21.5.2 Bed and breakfast
Met een omgevingsvergunning kan worden afgeweken van het plan voor het verstrekken van bed and breakfast in bestaande bebouwing. Hierbij gelden de volgende specifieke randvoorwaarden:
- Het maximum aantal slaapplaatsen is tien.
- Er dienen voldoende parkeerplaatsen op eigen terrein te zijn.
- Er mag geen sprake zijn van een onevenredige aantasting van andere belangen waaronder die van omwonenden en (agrarische) bedrijven.
21.5.3 Routegebonden horeca
Met een omgevingsvergunning kan worden afgeweken van het plan voor het als ondergeschikte functie vanuit de bestaande bebouwing verstrekken van dranken en/of spijzen voor gebruik ter plaatse. Hierbij gelden de volgende specifieke randvoorwaarden:
- Er mag geen sprake zijn van een onevenredige aantasting van andere belangen waaronder die van omwonenden en (agrarische) bedrijven.
- De oppervlakte van het terras is maximaal 75m²
- Er dienen voldoende parkeerplaatsen op eigen terrein te zijn.
21.5.4 Verhuur van fietsen/ rijtuigen
Met een omgevingsvergunning kan worden afgeweken van het plan voor het als ondergeschikte functie verhuren van fietsen, rijtuigen e.d. vanuit de bestaande bebouwing. Hierbij gelden de volgende specifieke randvoorwaarden:
- Er mag geen sprake zijn van een onevenredige aantasting van andere belangen waaronder die van omwonenden en (agrarische) bedrijven.

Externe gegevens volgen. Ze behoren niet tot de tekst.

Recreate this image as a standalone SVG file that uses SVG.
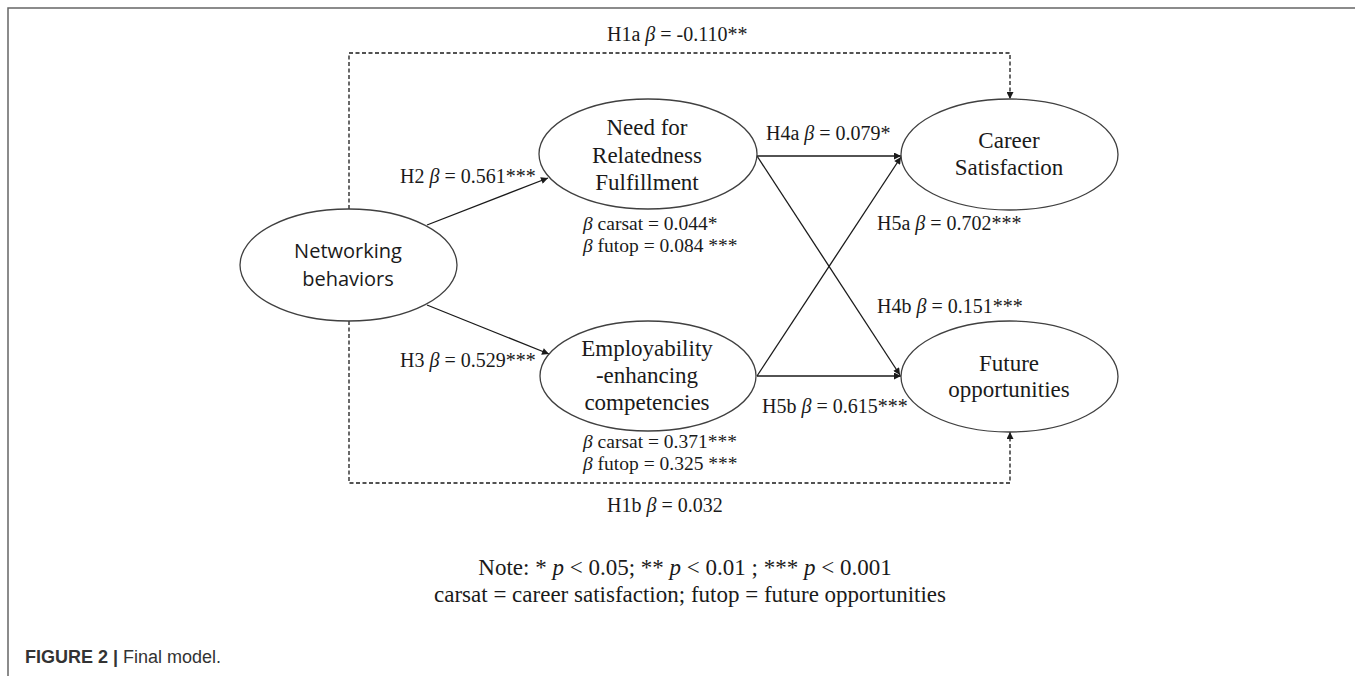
<svg xmlns="http://www.w3.org/2000/svg" width="1355" height="676" viewBox="0 0 1355 676">
<style>
.node{fill:#fff;stroke:#404040;stroke-width:1.3}
.nt{font-family:"Liberation Serif","Times New Roman",serif;font-size:23px;fill:#1a1a1a;text-anchor:middle}
.ns{font-family:"Open Sans","Noto Sans",sans-serif;font-size:20px;fill:#1a1a1a;text-anchor:middle}
.lb{font-family:"Liberation Serif","Times New Roman",serif;font-size:20px;fill:#1a1a1a}
.sm{font-family:"Liberation Serif","Times New Roman",serif;font-size:19.5px;fill:#1a1a1a}
.note{font-family:"Liberation Serif","Times New Roman",serif;font-size:23px;fill:#1a1a1a;text-anchor:middle}
.i{font-style:italic}
.edge{fill:none;stroke:#1a1a1a;stroke-width:1.3}
.dash{fill:none;stroke:#1a1a1a;stroke-width:1.3;stroke-dasharray:4 2.5}
.cap{font-family:"Liberation Sans",Arial,sans-serif;font-size:18px;fill:#333}
</style>
<defs>
<marker id="arr" viewBox="0 0 10 10" refX="10" refY="5" markerWidth="9" markerHeight="7" orient="auto" markerUnits="userSpaceOnUse">
<path d="M0,0 L10,5 L0,10 z" fill="#1a1a1a"/>
</marker>
</defs>
<rect width="1355" height="676" fill="#fff"/>
<path d="M8,676 V8 H1355" fill="none" stroke="#666" stroke-width="1.5"/>

<g id="connectors">
<path class="dash" d="M349,209 V53 H1010 V99" marker-end="url(#arr)"/>
<path class="dash" d="M349,321 V483 H1010 V432" marker-end="url(#arr)"/>
<line class="edge" x1="427" y1="225" x2="548" y2="178" marker-end="url(#arr)"/>
<line class="edge" x1="427" y1="305" x2="549" y2="354" marker-end="url(#arr)"/>
<line class="edge" x1="757" y1="156" x2="901" y2="156" marker-end="url(#arr)"/>
<line class="edge" x1="757" y1="376" x2="901" y2="157" marker-end="url(#arr)"/>
<line class="edge" x1="757" y1="156" x2="900" y2="375" marker-end="url(#arr)"/>
<line class="edge" x1="757" y1="376" x2="901" y2="376" marker-end="url(#arr)"/>
</g>

<g id="edge-labels">
<text class="lb" x="607" y="41">H1a <tspan class="i">β</tspan> = -0.110**</text>
<text class="lb" x="400" y="183">H2 <tspan class="i">β</tspan> = 0.561***</text>
<text class="lb" x="400" y="367">H3 <tspan class="i">β</tspan> = 0.529***</text>
<text class="lb" x="766" y="140">H4a <tspan class="i">β</tspan> = 0.079*</text>
<text class="lb" x="877" y="230">H5a <tspan class="i">β</tspan> = 0.702***</text>
<text class="lb" x="877" y="313">H4b <tspan class="i">β</tspan> = 0.151***</text>
<text class="lb" x="762" y="413">H5b <tspan class="i">β</tspan> = 0.615***</text>
<text class="lb" x="607" y="512">H1b <tspan class="i">β</tspan> = 0.032</text>
</g>

<g id="node-networking">
<ellipse class="node" cx="348.5" cy="265" rx="108.5" ry="56"/>
<text class="ns" x="348" y="258">Networking</text>
<text class="ns" x="348" y="286">behaviors</text>
</g>

<g id="node-need">
<ellipse class="node" cx="648" cy="154" rx="109" ry="55"/>
<text class="nt" x="647" y="135">Need for</text>
<text class="nt" x="647" y="163">Relatedness</text>
<text class="nt" x="647" y="190">Fulfillment</text>
<text class="sm" x="583" y="230"><tspan class="i">β</tspan> carsat = 0.044*</text>
<text class="sm" x="583" y="252"><tspan class="i">β</tspan> futop = 0.084 ***</text>
</g>

<g id="node-employability">
<ellipse class="node" cx="648" cy="376" rx="108" ry="55"/>
<text class="nt" x="647" y="356">Employability</text>
<text class="nt" x="647" y="383">-enhancing</text>
<text class="nt" x="647" y="410">competencies</text>
<text class="sm" x="583" y="448"><tspan class="i">β</tspan> carsat = 0.371***</text>
<text class="sm" x="583" y="470"><tspan class="i">β</tspan> futop = 0.325 ***</text>
</g>

<g id="node-career">
<ellipse class="node" cx="1009.5" cy="154.5" rx="108.5" ry="55.5"/>
<text class="nt" x="1009" y="148">Career</text>
<text class="nt" x="1009" y="175">Satisfaction</text>
</g>

<g id="node-future">
<ellipse class="node" cx="1009.5" cy="376.5" rx="108.5" ry="55.5"/>
<text class="nt" x="1009" y="371">Future</text>
<text class="nt" x="1009" y="397">opportunities</text>
</g>

<g id="note">
<text class="note" x="685" y="575">Note: * <tspan class="i">p</tspan> &lt; 0.05; ** <tspan class="i">p</tspan> &lt; 0.01 ; *** <tspan class="i">p</tspan> &lt; 0.001</text>
<text class="note" x="690" y="602">carsat = career satisfaction; futop = future opportunities</text>
</g>

<g id="caption">
<text class="cap" x="25" y="663"><tspan font-weight="bold">FIGURE 2</tspan> <tspan font-weight="bold">|</tspan> Final model.</text>
</g>
</svg>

- Er dienen voldoende parkeerplaatsen te zijn.
- Er moet zorg worden gedragen voor een goede landschappelijke inpassing conform de uitgangspunten van het beeldkwaliteitplan. Hiertoe moet een erfinrichtingsplan worden overgelegd.
21.6 Wijzigingsbevoegdheden
21.6.1 Wijzigingsbevoegdheid noodwoning
Burgemeester en wethouders zijn bevoegd de bestemming ‘Specifieke vorm van wonen- noodwoning’ te wijzigen in de bestemming ‘Wonen’. Hierbij moet voldaan worden aan de volgende voorwaarden.
1.De woning moet gelegen zijn op een eigen volwaardig erf van 500m² met een frontbreedte van 16m¹.
2.Het perceel moet gelegen zijn aan een verharde openbare weg waarop het perceel kan worden ontsloten.
3. Voor het overige gelden de regels van de bestemming ‘Wonen.’
21.6.2 Wijzigingsbevoegdheid voor ‘Wonen plus’
Burgemeester en wethouders zijn bevoegd de bestemming ‘Wonen’ te wijzigen in de bestemming ‘Specifieke vorm van wonen- Wonen plus’ ten behoeve van de vestiging van een kleinschalig bedrijf in de milieucategorieën 1 of 2.. Hierbij moet voldaan worden aan de volgende voorwaarden.
- De bedrijfsactiviteit moet plaatsvinden binnen de maximaal toegestane oppervlakte bebouwing, al dan niet na uitbreiding op grond van artikel 21.2.5.
- Er vindt geen onevenredige aantasting plaats van andere belangen waaronder die van omwonenden en (agrarische) bedrijven.
- Parkeren, laden en lossen dienen op eigen terrein te geschieden.
- Reclameaanduidingen dienen beperkt te blijven tot een bescheiden naamsaanduiding.
- Buitenopslag is niet toegestaan.
- Er moet zorg worden gedragen voor een goede landschappelijke inpassing conform de uitgangspunten van het beeldkwaliteitplan.
21.6.3 Wijzigingsbevoegdheid voor boerderijsplitsing
Burgemeester en wethouders zijn bevoegd deze bestemming te wijzigen voor het splitsen van een woonboerderij in maximaal twee aaneen gebouwde woningen. Hierbij gelden de volgende specifieke randvoorwaarden:
- Splitsing is alleen mogelijk als de woonboerderij een inhoud heeft van tenminste 900m³.
- Beide woningen dienen na splitsing elk een inhoud te hebben van tenminste 350m³.
- Per woning is één vrijstaand bijgebouw toegestaan van maximaal 100m².
- Eventueel aanwezige overtollige ( voormalige bedrijfs) bebouwing dient te worden gesloopt tenzij de bebouwing cultuurhistorische, landschappelijke en/ of architectonische waarde bezit.
- Er moet zorg worden gedragen voor een goede landschappelijke inpassing conform de uitgangspunten van het beeldkwaliteitplan. Hiertoe moet een erfinrichtingsplan worden overgelegd.